TWI Industrial Member Report Summary 640/1998
W Lucas and G Verhaeghe
Microwave power has been largely applied in telecommunication technology (eg radar) and as a relatively low cost method of generating heat (eg for industrial and household ovens). Microwaves are electromagnetic radiation which is in the form of very short wavelength/high frequency oscillations. Typical microwave frequencies are between 1 and 1000GHz, ie wavelengths of 300 and 0.3mm respectively. This form of electromagnetic radiation has the potential of generating a concentrated beam of energy and could be considered as an alternative to laser energy which has a much higher frequency, ie typically 30,000GHz. The power source itself, called the magnetron, is fairly small and capable of generating power from several hundred of watts up to 100kW. Magnetrons at low frequencies, like the commercially available 2.45GHz magnetron, are very efficient in terms of energy conversion, but at higher frequencies, eg 1000GHz, the efficiency falls at approximately 1%.
TWI has carried out a unique work programme to determine the feasibility of using microwave energy to produce a stable plasma discharge and to use it for welding and cutting of thin materials. This report details the basics of microwave technology when applied for plasma generation, a concept which is radically different from the electric arc commonly used for welding and cutting.

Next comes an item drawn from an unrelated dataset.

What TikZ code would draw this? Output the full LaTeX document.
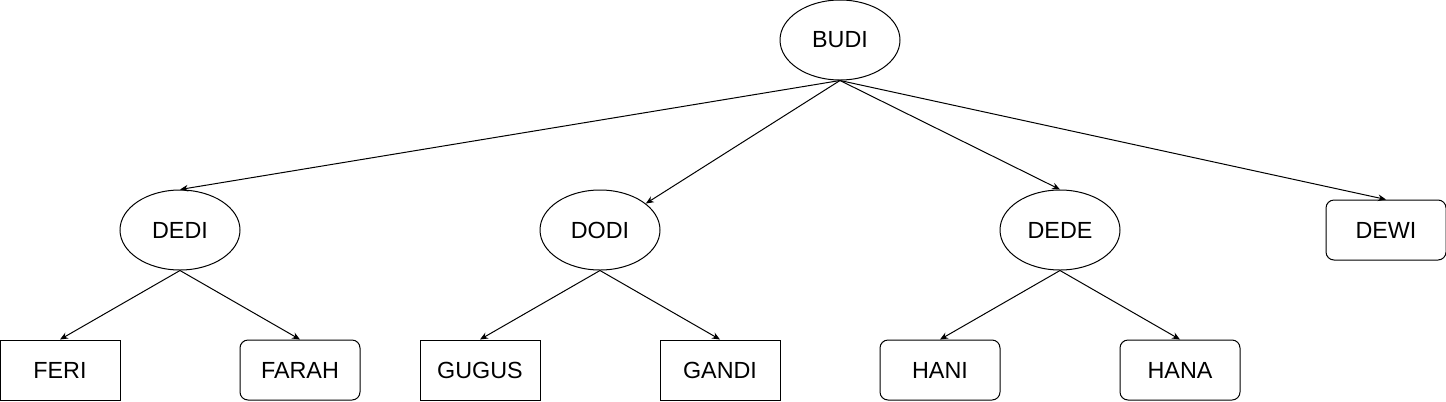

Thus, the main purpose of the project was to establish the feasibility of generating a controllable plasma discharge using microwave energy. The initial phase of the research was principally concerned with the design and construction of a system, based on a conventional magnetron, for generating a reliable plasma discharge. Emphasis in the torch design was placed on producing a focused beam which could be emitted from the torch as a stable heat source. Cutting and welding trials were then carried out on thin C-Mn steel and aluminium to demonstrate the potential of the system.
- To establish the feasibility of generating a stable plasma using microwave energy.
- To establish the feasibility of cutting and welding thin materials using a microwave powered plasma.